I’m gonna skip all the way to the end of the record now, as the song “Glory Hallelujah” was really the clincher for me. As much as I knew I’d like the record based on the first song, the finale made me hit repeat. The album has a lot of talk about saviors and souls and all that stuff, but the last track turns it all on it’s head. The opening stanza:

Brothers and sisters, have you heard the news?
The storm has lifted and there’s nothing to lose,
So swap your confirmation for your dancing shoes,
Because there never was no God.

Now, he’s not bashing religion or people who believe in this song. What he’s really saying, I think, is that we shouldn’t do right by each other because that’s how you get into Heaven, but because it’s the decent thing to do. You can’t pin all your dreams on praying to your whatever and hoping for the best, you have to go out and make it happen for yourself. you also can’t blame every bad thing that happens to you. So don’t worry Christians, Frank Turner still loves you.

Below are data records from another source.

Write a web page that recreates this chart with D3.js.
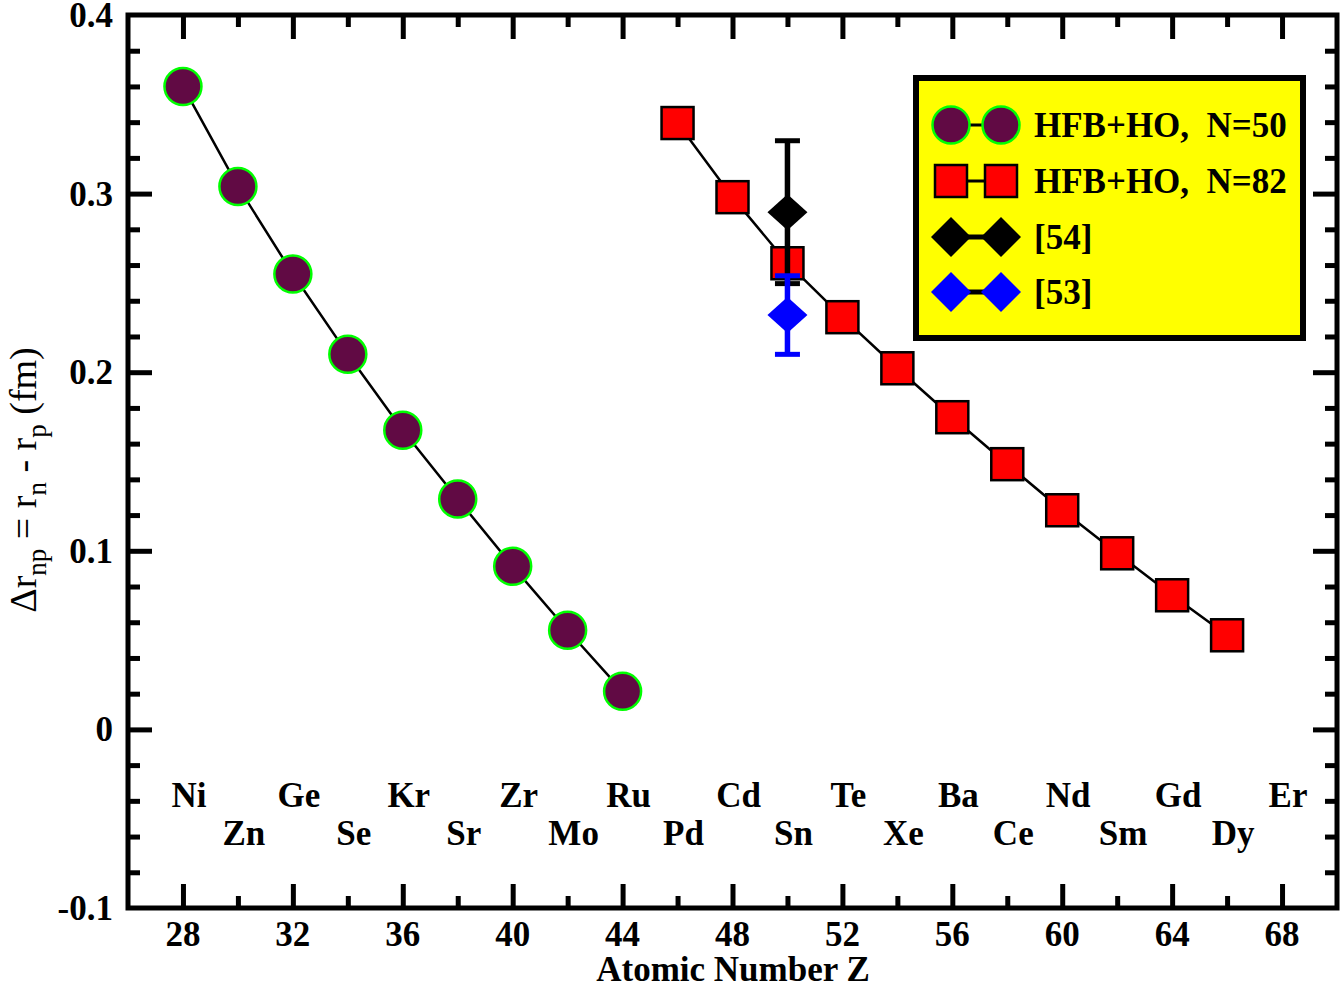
<!DOCTYPE html>
<html lang="en">
<head>
<meta charset="UTF-8">
<title>delta r_np vs Z</title>
<script src="https://d3js.org/d3.v7.min.js"></script>
<style>
    body { margin: 0; background: #fff; }
    text { font-family: "Liberation Serif", "Times New Roman", serif; }
    .bold { font-weight: bold; font-size: 35px; }
</style>
</head>
<body>
<svg id="chart" width="1344" height="988"></svg>
<script>
    // data
    const zN50 = [28, 30, 32, 34, 36, 38, 40, 42, 44];
    const drN50 = [0.360, 0.304, 0.255, 0.210, 0.1675, 0.129, 0.0913, 0.0555, 0.0213];
    const zN82 = [46, 48, 50, 52, 54, 56, 58, 60, 62, 64, 66];
    const drN82 = [0.3395, 0.298, 0.261, 0.2308, 0.2022, 0.1748, 0.1485, 0.1227, 0.0986, 0.0751, 0.0527];
    // experimental points: [54] black, [53] blue
    const expZ = [50, 50];
    const expDr = [0.2896, 0.2320];
    const expErr = [0.040, 0.022];
    const expColor = ["#000000", "#0000ff"];
    // element names under the curves
    const elemTop = ["Ni", "Ge", "Kr", "Zr", "Ru", "Cd", "Te", "Ba", "Nd", "Gd", "Er"];
    const zTop = [28, 32, 36, 40, 44, 48, 52, 56, 60, 64, 68];
    const elemBottom = ["Zn", "Se", "Sr", "Mo", "Pd", "Sn", "Xe", "Ce", "Sm", "Dy"];
    const zBottom = [30, 34, 38, 42, 46, 50, 54, 58, 62, 66];
    const xMajor = [28, 32, 36, 40, 44, 48, 52, 56, 60, 64, 68];
    const yMajor = [-0.1, 0, 0.1, 0.2, 0.3, 0.4];
    const yMajorLabels = ["-0.1", "0", "0.1", "0.2", "0.3", "0.4"];
    const legendLabels = ["HFB+HO,\u00a0\u00a0N=50", "HFB+HO,\u00a0\u00a0N=82", "[54]", "[53]"];

    const svg = d3.select("#chart");
    const pL = 128, pR = 1337, pT = 15, pB = 908;

    const x = d3.scaleLinear().domain([26, 70]).range([pL, pR]);
    const y = d3.scaleLinear().domain([-0.1, 0.4]).range([pB, pT]);

    const circleFill = "#610a44";

    // frame
    svg.append("rect")
        .attr("x", pL).attr("y", pT)
        .attr("width", pR - pL).attr("height", pB - pT)
        .attr("fill", "none").attr("stroke", "#000").attr("stroke-width", 5);

    // ticks: d3 axes, drawn inward on all four sides
    const xMinor = d3.range(30, 70, 4);
    const yMinor = d3.range(-0.08, 0.4, 0.02).filter(v => Math.abs(Math.round(v * 10) / 10 - v) > 1e-6);

    function tickAxis(axis, tr) {
        const g = svg.append("g").attr("transform", tr).call(axis);
        g.select(".domain").remove();
        g.selectAll("line").attr("stroke", "#000").attr("stroke-width", 5);
        g.selectAll("text").remove();
        return g;
    }
    tickAxis(d3.axisTop(x).tickValues(xMajor).tickSize(24), `translate(0,${pB})`);
    tickAxis(d3.axisTop(x).tickValues(xMinor).tickSize(12), `translate(0,${pB})`);
    tickAxis(d3.axisBottom(x).tickValues(xMajor).tickSize(24), `translate(0,${pT})`);
    tickAxis(d3.axisBottom(x).tickValues(xMinor).tickSize(12), `translate(0,${pT})`);
    tickAxis(d3.axisRight(y).tickValues(yMajor.slice(1, -1)).tickSize(24), `translate(${pL},0)`);
    tickAxis(d3.axisRight(y).tickValues(yMinor).tickSize(12), `translate(${pL},0)`);
    tickAxis(d3.axisLeft(y).tickValues(yMajor.slice(1, -1)).tickSize(24), `translate(${pR},0)`);
    tickAxis(d3.axisLeft(y).tickValues(yMinor).tickSize(12), `translate(${pR},0)`);

    // tick labels
    svg.append("g").selectAll("text").data(xMajor).join("text")
        .attr("class", "bold")
        .attr("x", d => x(d)).attr("y", 946)
        .attr("text-anchor", "middle")
        .text(d => d);
    svg.append("g").selectAll("text").data(yMajor).join("text")
        .attr("class", "bold")
        .attr("x", 113).attr("y", d => y(d) + 12)
        .attr("text-anchor", "end")
        .text((d, i) => yMajorLabels[i]);

    // axis titles
    svg.append("text")
        .attr("class", "bold")
        .attr("x", 733).attr("y", 981)
        .attr("text-anchor", "middle")
        .text("Atomic Number Z");

    const yl = svg.append("text")
        .attr("transform", "translate(36,480) rotate(-90)")
        .attr("text-anchor", "middle")
        .style("font-size", "38px");
    yl.append("tspan").text("\u0394r");
    yl.append("tspan").attr("dy", 10).style("font-size", "27px").text("np");
    yl.append("tspan").attr("dy", -10).text(" = r");
    yl.append("tspan").attr("dy", 10).style("font-size", "27px").text("n");
    yl.append("tspan").attr("dy", -10).text(" - r");
    yl.append("tspan").attr("dy", 10).style("font-size", "27px").text("p");
    yl.append("tspan").attr("dy", -10).text(" (fm)");

    // element names
    svg.append("g").selectAll("text").data(elemTop).join("text")
        .attr("class", "bold")
        .attr("x", (d, i) => x(zTop[i]) + 6).attr("y", 807)
        .attr("text-anchor", "middle")
        .text(d => d);
    svg.append("g").selectAll("text").data(elemBottom).join("text")
        .attr("class", "bold")
        .attr("x", (d, i) => x(zBottom[i]) + 6).attr("y", 845)
        .attr("text-anchor", "middle")
        .text(d => d);

    const line = d3.line().x(d => x(d[0])).y(d => y(d[1]));

    // N=50
    const n50 = zN50.map((z, i) => [z, drN50[i]]);
    svg.append("path").datum(n50).attr("d", line)
        .attr("fill", "none").attr("stroke", "#000").attr("stroke-width", 2.5);
    svg.append("g").selectAll("circle").data(n50).join("circle")
        .attr("cx", d => x(d[0])).attr("cy", d => y(d[1])).attr("r", 18.5)
        .attr("fill", circleFill).attr("stroke", "#00ff00").attr("stroke-width", 2.5);

    // N=82
    const n82 = zN82.map((z, i) => [z, drN82[i]]);
    svg.append("path").datum(n82).attr("d", line)
        .attr("fill", "none").attr("stroke", "#000").attr("stroke-width", 2.5);
    svg.append("g").selectAll("rect").data(n82).join("rect")
        .attr("x", d => x(d[0]) - 16).attr("y", d => y(d[1]) - 16)
        .attr("width", 32).attr("height", 32)
        .attr("fill", "#ff0000").attr("stroke", "#000").attr("stroke-width", 2.5);

    // experimental diamonds with error bars
    const diamond = (cx, cy, w, h) => `M${cx - w},${cy}L${cx},${cy - h}L${cx + w},${cy}L${cx},${cy + h}Z`;
    expZ.forEach((z, i) => {
        const g = svg.append("g");
        const cx = x(z);
        g.append("line")
            .attr("x1", cx).attr("x2", cx)
            .attr("y1", y(expDr[i] - expErr[i])).attr("y2", y(expDr[i] + expErr[i]))
            .attr("stroke", expColor[i]).attr("stroke-width", 5.5);
        [expDr[i] - expErr[i], expDr[i] + expErr[i]].forEach(v => {
            g.append("line")
                .attr("x1", cx - 12.5).attr("x2", cx + 12.5)
                .attr("y1", y(v)).attr("y2", y(v))
                .attr("stroke", expColor[i]).attr("stroke-width", 5);
        });
        g.append("path").attr("d", diamond(cx, y(expDr[i]), 20, 18))
            .attr("fill", expColor[i]);
    });

    // legend
    const lg = svg.append("g");
    lg.append("rect")
        .attr("x", 916).attr("y", 78).attr("width", 387).attr("height", 260)
        .attr("fill", "#ffff00").attr("stroke", "#000").attr("stroke-width", 6);
    const rowY = [125, 181, 237, 292];
    const s1 = 951, s2 = 1001;
    legendLabels.forEach((t, i) => {
        const cy = rowY[i];
        lg.append("line").attr("x1", s1).attr("x2", s2).attr("y1", cy).attr("y2", cy)
            .attr("stroke", "#000").attr("stroke-width", i < 2 ? 3 : 5);
        [s1, s2].forEach(cx => {
            if (i === 0) {
                lg.append("circle").attr("cx", cx).attr("cy", cy).attr("r", 18.5)
                    .attr("fill", circleFill).attr("stroke", "#00ff00").attr("stroke-width", 2.5);
            } else if (i === 1) {
                lg.append("rect").attr("x", cx - 16).attr("y", cy - 16).attr("width", 32).attr("height", 32)
                    .attr("fill", "#ff0000").attr("stroke", "#000").attr("stroke-width", 2.5);
            } else {
                lg.append("path").attr("d", diamond(cx, cy, 20, 20)).attr("fill", expColor[i - 2]);
            }
        });
        lg.append("text").attr("class", "bold")
            .attr("x", 1034).attr("y", cy + 12)
            .text(t);
    });
</script>
</body>
</html>
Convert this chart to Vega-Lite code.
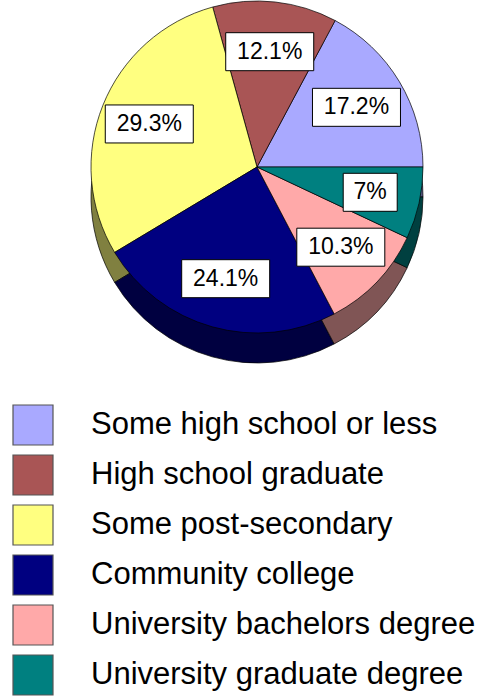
{
  "$schema": "https://vega.github.io/schema/vega-lite/v6.json",
  "autosize": {"type": "none"},
  "width": 332,
  "height": 334,
  "padding": {"left": 91, "top": 0, "right": 60, "bottom": 362},
  "background": "white",
  "config": {"view": {"stroke": null}},
  "data": {
    "values": [
      {"k": 1, "cat": "Some high school or less", "pct": 17.2, "label": "17.2%"},
      {"k": 2, "cat": "High school graduate", "pct": 12.1, "label": "12.1%"},
      {"k": 3, "cat": "Some post-secondary", "pct": 29.3, "label": "29.3%"},
      {"k": 4, "cat": "Community college", "pct": 24.1, "label": "24.1%"},
      {"k": 5, "cat": "University bachelors degree", "pct": 10.3, "label": "10.3%"},
      {"k": 6, "cat": "University graduate degree", "pct": 7.0, "label": "7%"}
    ]
  },
  "layer": [
    {
      "mark": {"type": "arc", "yOffset": 30, "stroke": "black", "strokeWidth": 0.7},
      "encoding": {
        "theta": {"field": "pct", "type": "quantitative", "stack": true, "scale": {"range": [1.5707963, -4.712389]}},
        "order": {"field": "k", "type": "quantitative"},
        "color": {
          "field": "cat", "type": "nominal",
          "scale": {
            "domain": ["Some high school or less", "High school graduate", "Some post-secondary", "Community college", "University bachelors degree", "University graduate degree"],
            "range": ["#555580", "#552B2B", "#808040", "#000040", "#805555", "#004040"]
          },
          "legend": null
        }
      }
    },
    {
      "mark": {"type": "arc", "stroke": "black", "strokeWidth": 0.7},
      "encoding": {
        "theta": {"field": "pct", "type": "quantitative", "stack": true, "scale": {"range": [1.5707963, -4.712389]}},
        "order": {"field": "k", "type": "quantitative"},
        "color": {
          "field": "cat", "type": "nominal",
          "scale": {
            "domain": ["Some high school or less", "High school graduate", "Some post-secondary", "Community college", "University bachelors degree", "University graduate degree"],
            "range": ["#A9A9FF", "#A95555", "#FFFF80", "#000080", "#FFA9A9", "#008080"]
          },
          "legend": {
            "orient": "none", "legendX": -79, "legendY": 404, "title": null,
            "symbolType": "square", "symbolSize": 1600, "symbolStrokeColor": "#555555", "symbolStrokeWidth": 1.2,
            "labelFont": "Liberation Sans", "labelFontSize": 31, "labelColor": "black",
            "labelOffset": 37, "rowPadding": 4, "labelLimit": 0, "symbolOpacity": 1
          }
        }
      }
    },
    {
      "transform": [
        {"window": [{"op": "sum", "field": "pct", "as": "cum"}], "sort": [{"field": "k"}], "frame": [null, 0]},
        {"joinaggregate": [{"op": "sum", "field": "pct", "as": "tot"}]},
        {"calculate": "2 * PI * (datum.cum - datum.pct / 2) / datum.tot", "as": "ang"},
        {"calculate": "cos(datum.ang)", "as": "ux"},
        {"calculate": "sin(datum.ang)", "as": "uy"}
      ],
      "mark": {"type": "point", "filled": true, "color": "white", "opacity": 1, "stroke": "black", "strokeWidth": 1, "size": 100},
      "encoding": {
        "x": {"field": "ux", "type": "quantitative", "scale": {"domain": [-1, 1], "range": [50, 282], "nice": false, "zero": false}, "axis": null},
        "y": {"field": "uy", "type": "quantitative", "scale": {"domain": [-1, 1], "range": [283, 51], "nice": false, "zero": false}, "axis": null},
        "shape": {"condition": {"test": "datum.pct < 10", "value": "M-5.4,-3.8H5.4V3.8H-5.4Z"}, "value": "M-8.8,-3.8H8.8V3.8H-8.8Z"}
      }
    },
    {
      "mark": {"type": "text", "radius": 116, "font": "Liberation Sans", "fontSize": 23, "color": "black"},
      "encoding": {
        "theta": {"field": "pct", "type": "quantitative", "stack": true, "scale": {"range": [1.5707963, -4.712389]}},
        "order": {"field": "k", "type": "quantitative"},
        "detail": {"field": "cat", "type": "nominal"},
        "text": {"field": "label", "type": "nominal"}
      }
    }
  ],
  "resolve": {"scale": {"color": "independent"}}
}
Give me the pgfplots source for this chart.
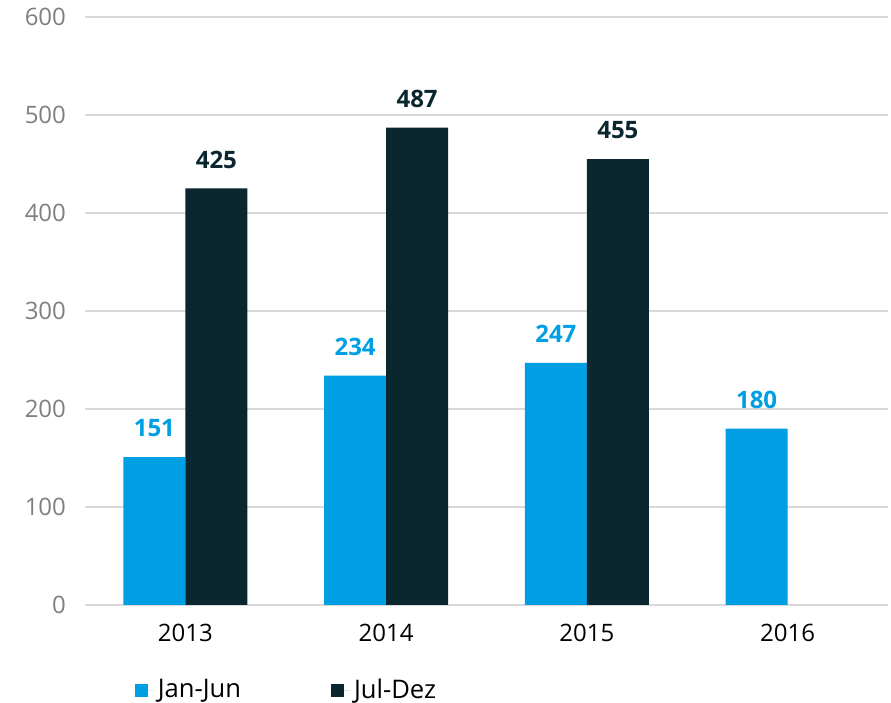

I’ve been thinking a lot lately about doing a mid-year Top Ten albums list, and it’s constantly in flux. England Keep My Bones has been on the list from the first listen, and it remains up there. It came out a couple weeks ago, so this review is a little late. I would highly recommend you pick up this record. It blends a bunch of different genres together, and the result is an amazing example of what great writing can accomplish.